What is required:
Within the material below, find each line bearing the word "LaTeX" and present it.

Data for this exercise:
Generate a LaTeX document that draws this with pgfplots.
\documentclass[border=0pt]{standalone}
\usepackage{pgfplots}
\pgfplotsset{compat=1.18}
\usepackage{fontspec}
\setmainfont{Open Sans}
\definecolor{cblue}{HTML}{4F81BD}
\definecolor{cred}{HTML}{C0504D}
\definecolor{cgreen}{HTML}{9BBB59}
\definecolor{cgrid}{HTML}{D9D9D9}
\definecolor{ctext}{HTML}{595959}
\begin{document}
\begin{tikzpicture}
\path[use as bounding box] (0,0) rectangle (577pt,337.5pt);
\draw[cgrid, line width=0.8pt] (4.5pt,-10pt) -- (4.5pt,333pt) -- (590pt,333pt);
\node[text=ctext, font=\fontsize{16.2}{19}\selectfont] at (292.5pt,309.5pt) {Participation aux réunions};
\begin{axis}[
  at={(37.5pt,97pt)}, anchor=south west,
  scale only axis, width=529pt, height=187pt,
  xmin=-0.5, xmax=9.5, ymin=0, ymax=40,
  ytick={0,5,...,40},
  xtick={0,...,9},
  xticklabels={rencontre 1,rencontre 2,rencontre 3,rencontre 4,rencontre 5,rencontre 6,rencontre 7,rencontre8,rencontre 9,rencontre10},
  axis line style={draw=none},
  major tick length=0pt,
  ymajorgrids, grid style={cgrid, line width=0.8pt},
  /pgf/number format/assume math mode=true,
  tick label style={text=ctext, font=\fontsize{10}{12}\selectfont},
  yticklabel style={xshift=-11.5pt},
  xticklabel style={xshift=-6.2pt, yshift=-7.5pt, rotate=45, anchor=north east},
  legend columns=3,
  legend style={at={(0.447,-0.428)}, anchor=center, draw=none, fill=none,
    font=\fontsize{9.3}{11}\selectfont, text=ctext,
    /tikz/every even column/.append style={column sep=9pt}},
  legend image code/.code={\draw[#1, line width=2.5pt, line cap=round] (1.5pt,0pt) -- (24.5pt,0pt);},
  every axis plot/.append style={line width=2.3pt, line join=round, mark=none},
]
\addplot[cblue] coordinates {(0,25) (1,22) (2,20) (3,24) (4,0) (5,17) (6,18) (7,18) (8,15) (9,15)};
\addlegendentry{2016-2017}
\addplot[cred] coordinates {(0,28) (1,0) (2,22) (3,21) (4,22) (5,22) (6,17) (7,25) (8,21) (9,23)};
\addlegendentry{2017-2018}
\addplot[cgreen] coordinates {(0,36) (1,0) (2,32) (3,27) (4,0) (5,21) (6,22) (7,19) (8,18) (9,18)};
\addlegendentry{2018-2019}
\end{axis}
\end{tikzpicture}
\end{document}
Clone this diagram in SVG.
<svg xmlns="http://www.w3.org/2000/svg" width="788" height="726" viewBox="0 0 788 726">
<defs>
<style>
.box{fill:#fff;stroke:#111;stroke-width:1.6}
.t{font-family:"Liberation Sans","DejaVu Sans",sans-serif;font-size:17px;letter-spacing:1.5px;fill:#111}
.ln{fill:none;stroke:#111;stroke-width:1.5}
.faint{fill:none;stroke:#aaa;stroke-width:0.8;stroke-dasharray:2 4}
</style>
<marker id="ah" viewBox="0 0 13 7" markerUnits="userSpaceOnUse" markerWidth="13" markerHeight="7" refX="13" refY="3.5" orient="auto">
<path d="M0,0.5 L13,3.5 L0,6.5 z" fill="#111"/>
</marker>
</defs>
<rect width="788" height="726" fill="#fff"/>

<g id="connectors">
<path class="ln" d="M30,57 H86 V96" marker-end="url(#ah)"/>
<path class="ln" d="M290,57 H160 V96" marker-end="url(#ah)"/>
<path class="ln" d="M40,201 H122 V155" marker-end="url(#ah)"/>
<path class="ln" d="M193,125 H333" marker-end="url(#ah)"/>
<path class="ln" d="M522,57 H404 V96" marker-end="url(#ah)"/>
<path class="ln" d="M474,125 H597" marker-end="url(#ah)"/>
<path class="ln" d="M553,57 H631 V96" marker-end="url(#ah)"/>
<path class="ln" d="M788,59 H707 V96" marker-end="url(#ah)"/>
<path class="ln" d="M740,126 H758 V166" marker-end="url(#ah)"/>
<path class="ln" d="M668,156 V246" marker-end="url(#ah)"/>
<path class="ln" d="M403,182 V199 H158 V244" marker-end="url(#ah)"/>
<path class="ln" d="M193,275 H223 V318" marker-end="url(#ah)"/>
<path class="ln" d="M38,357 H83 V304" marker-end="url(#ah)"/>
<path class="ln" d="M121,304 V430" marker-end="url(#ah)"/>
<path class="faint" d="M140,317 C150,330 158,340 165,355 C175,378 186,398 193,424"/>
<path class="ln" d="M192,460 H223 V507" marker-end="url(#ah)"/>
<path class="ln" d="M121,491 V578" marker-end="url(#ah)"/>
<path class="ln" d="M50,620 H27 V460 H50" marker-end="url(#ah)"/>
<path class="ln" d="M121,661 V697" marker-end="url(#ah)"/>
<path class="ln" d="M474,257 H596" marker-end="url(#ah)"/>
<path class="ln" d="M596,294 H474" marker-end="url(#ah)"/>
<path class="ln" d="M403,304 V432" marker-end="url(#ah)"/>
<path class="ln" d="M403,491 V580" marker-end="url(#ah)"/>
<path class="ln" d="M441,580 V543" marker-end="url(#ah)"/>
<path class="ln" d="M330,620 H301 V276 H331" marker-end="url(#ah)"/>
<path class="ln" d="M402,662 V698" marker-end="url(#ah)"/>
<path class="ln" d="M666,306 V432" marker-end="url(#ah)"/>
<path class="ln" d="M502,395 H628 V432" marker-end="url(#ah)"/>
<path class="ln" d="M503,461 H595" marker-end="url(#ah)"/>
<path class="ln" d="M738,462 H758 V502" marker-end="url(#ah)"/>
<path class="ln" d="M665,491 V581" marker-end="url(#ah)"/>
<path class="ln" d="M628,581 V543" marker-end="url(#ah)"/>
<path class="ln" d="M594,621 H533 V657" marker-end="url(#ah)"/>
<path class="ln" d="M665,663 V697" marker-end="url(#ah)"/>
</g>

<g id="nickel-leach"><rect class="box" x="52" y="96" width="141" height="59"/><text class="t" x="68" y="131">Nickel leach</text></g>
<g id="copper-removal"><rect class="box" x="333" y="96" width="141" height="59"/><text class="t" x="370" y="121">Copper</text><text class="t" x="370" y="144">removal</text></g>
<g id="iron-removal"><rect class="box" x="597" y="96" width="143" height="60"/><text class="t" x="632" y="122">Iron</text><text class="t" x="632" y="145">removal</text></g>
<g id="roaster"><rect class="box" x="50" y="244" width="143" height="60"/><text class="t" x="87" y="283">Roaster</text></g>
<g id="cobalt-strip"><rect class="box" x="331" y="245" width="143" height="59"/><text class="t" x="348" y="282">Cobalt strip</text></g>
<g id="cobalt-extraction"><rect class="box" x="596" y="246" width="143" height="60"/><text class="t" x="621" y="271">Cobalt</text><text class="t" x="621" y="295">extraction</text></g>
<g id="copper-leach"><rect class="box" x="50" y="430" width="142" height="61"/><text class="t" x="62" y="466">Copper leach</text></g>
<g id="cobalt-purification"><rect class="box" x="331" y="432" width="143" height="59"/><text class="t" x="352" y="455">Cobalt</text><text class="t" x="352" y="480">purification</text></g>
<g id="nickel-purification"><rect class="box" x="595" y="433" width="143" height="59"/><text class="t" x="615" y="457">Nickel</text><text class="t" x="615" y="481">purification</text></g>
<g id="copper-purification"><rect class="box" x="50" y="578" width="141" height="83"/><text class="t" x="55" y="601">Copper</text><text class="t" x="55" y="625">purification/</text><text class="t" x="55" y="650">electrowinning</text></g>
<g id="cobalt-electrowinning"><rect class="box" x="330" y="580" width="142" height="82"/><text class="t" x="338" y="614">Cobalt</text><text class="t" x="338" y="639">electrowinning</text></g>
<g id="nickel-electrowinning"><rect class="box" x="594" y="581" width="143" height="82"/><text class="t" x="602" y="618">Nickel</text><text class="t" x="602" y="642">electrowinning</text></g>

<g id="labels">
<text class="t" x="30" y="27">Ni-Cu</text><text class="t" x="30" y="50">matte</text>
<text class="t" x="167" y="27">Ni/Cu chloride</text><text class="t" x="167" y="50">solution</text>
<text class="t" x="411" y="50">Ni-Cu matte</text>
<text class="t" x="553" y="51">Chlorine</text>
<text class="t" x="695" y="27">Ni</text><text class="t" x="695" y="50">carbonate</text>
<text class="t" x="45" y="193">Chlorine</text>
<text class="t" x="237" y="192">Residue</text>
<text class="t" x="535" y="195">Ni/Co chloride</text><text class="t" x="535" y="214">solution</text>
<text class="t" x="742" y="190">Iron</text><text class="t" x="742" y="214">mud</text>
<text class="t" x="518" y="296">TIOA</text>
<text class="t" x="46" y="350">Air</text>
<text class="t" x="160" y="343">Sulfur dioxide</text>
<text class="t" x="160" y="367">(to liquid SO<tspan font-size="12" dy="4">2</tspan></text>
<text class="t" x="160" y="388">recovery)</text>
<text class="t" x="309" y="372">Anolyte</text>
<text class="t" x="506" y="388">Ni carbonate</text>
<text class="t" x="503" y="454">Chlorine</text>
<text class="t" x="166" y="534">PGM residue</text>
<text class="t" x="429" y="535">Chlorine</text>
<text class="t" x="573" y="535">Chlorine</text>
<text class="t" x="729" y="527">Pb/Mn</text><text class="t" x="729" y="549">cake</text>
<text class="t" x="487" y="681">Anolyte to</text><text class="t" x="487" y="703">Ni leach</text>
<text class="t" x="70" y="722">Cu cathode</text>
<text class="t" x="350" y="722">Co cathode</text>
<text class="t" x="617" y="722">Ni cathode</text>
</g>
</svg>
==
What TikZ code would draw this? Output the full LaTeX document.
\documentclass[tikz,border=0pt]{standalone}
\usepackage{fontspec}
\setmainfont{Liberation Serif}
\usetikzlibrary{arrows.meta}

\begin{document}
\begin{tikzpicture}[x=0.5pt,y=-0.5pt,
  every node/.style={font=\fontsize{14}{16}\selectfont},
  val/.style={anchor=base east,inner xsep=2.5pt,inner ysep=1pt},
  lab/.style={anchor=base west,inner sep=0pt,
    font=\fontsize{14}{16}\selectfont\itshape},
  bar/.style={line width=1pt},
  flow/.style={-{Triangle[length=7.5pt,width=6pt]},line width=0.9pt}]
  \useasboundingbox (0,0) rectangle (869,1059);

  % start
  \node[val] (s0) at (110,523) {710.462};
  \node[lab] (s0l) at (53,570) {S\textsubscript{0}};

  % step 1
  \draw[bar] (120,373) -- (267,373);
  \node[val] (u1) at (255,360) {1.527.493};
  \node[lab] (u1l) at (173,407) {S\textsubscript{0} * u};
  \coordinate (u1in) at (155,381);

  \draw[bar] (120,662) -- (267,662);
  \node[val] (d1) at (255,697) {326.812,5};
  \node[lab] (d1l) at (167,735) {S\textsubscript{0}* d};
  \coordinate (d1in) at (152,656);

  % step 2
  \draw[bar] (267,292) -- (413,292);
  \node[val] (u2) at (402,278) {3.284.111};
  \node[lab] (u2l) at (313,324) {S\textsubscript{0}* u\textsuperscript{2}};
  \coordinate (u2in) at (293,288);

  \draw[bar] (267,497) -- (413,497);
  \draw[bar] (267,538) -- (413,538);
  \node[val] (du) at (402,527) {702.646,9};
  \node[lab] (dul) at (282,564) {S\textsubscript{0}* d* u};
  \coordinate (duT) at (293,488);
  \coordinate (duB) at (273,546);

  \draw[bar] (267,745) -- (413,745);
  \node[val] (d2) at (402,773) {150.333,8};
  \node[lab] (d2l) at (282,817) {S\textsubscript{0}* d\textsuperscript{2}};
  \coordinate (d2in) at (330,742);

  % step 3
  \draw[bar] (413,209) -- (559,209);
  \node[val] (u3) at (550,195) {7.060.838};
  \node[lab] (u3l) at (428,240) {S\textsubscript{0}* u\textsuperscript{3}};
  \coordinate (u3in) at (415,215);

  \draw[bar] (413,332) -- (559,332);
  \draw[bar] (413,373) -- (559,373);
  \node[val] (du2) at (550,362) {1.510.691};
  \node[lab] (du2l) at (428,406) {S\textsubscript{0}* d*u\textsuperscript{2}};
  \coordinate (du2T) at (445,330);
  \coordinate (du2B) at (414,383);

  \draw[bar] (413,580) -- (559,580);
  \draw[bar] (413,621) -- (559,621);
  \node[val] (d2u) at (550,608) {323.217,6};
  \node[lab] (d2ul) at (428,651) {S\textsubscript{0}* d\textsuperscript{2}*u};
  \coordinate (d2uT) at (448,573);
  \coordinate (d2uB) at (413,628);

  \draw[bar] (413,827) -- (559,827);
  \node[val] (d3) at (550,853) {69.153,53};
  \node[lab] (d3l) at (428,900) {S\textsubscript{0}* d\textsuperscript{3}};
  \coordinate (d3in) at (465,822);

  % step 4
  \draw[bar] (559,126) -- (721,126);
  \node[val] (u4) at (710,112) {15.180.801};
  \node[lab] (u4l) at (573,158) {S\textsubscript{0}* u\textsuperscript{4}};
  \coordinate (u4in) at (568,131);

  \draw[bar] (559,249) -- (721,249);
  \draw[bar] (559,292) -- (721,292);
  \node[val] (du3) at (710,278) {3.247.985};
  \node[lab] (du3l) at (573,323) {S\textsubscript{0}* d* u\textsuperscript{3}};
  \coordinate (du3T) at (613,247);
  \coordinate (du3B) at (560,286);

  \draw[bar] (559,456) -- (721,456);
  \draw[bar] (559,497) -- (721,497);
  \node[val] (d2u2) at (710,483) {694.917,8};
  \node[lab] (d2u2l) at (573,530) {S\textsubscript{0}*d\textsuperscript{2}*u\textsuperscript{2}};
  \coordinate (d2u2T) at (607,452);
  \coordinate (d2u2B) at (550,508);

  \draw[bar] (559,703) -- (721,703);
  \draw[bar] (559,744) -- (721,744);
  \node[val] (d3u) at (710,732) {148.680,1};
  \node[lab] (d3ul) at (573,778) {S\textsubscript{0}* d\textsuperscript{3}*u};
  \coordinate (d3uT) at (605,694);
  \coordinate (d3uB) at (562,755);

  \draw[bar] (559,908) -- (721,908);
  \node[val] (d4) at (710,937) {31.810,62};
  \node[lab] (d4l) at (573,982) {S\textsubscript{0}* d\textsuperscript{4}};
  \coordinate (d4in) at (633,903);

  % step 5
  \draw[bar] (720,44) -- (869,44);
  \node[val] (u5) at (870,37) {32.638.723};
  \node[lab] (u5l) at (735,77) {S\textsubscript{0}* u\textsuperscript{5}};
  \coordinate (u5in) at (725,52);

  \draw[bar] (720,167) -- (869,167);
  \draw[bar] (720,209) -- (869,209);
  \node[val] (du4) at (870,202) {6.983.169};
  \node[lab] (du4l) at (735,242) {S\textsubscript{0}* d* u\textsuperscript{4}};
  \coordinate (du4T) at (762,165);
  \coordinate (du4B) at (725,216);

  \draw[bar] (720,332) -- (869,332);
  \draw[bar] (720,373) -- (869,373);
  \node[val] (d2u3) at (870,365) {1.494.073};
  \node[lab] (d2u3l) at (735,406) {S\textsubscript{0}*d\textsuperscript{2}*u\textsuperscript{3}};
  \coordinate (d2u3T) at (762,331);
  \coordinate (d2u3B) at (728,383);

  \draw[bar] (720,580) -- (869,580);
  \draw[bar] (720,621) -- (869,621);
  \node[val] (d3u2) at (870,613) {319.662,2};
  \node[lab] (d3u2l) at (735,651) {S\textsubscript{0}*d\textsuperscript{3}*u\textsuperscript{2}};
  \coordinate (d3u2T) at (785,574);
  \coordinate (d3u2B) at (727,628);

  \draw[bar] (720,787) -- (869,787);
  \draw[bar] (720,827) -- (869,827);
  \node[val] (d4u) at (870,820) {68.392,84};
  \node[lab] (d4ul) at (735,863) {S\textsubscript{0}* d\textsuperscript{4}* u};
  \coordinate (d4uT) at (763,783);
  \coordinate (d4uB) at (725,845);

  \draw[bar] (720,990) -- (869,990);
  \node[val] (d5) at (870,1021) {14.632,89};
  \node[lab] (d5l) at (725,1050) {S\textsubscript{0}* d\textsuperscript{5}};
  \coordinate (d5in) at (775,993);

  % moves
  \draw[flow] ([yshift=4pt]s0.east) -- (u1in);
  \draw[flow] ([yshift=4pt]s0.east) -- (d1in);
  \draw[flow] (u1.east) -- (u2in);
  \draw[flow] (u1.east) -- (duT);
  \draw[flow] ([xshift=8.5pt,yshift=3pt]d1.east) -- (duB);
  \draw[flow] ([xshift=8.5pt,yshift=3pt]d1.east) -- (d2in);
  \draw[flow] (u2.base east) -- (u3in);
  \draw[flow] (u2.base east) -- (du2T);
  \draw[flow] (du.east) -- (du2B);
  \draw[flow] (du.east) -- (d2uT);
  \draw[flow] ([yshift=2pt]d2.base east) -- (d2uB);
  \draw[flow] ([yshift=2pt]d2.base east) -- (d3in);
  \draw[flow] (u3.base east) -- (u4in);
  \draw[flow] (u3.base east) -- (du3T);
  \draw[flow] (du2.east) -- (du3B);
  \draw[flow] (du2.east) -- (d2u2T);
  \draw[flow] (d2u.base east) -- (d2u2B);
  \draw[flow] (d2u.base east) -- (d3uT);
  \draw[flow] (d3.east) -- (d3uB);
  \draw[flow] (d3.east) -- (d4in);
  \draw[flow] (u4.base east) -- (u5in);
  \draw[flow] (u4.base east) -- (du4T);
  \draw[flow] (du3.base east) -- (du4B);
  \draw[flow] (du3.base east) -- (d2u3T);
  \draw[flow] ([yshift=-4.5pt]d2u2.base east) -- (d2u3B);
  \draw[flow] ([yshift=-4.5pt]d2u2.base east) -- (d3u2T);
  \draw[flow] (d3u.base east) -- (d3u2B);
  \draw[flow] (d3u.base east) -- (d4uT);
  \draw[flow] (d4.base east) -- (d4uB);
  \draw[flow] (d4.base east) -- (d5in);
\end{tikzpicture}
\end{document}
==
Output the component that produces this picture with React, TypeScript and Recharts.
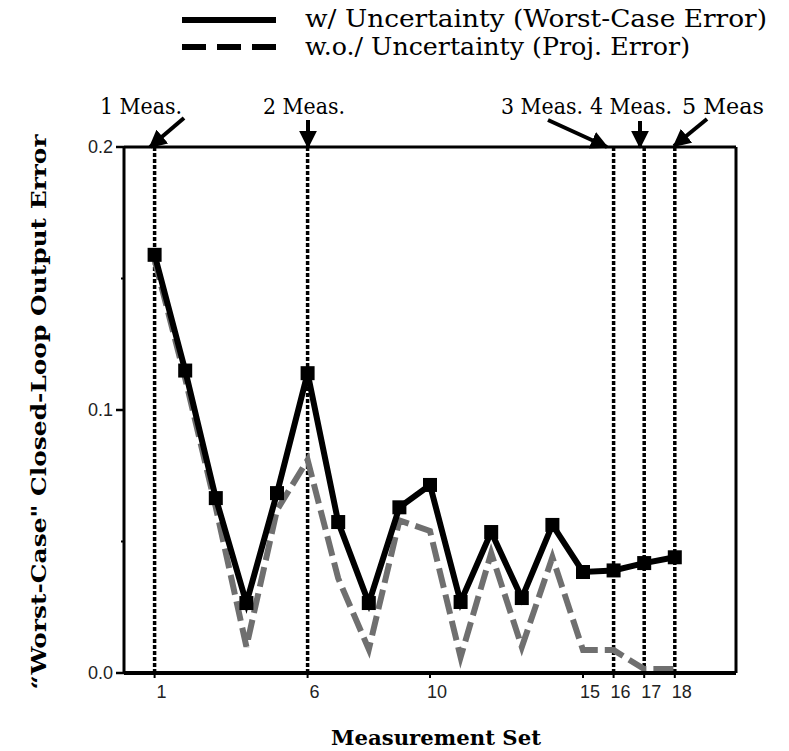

Solution:
Generate a LaTeX document that draws this with pgfplots.
What TikZ code would draw this? Output the full LaTeX document.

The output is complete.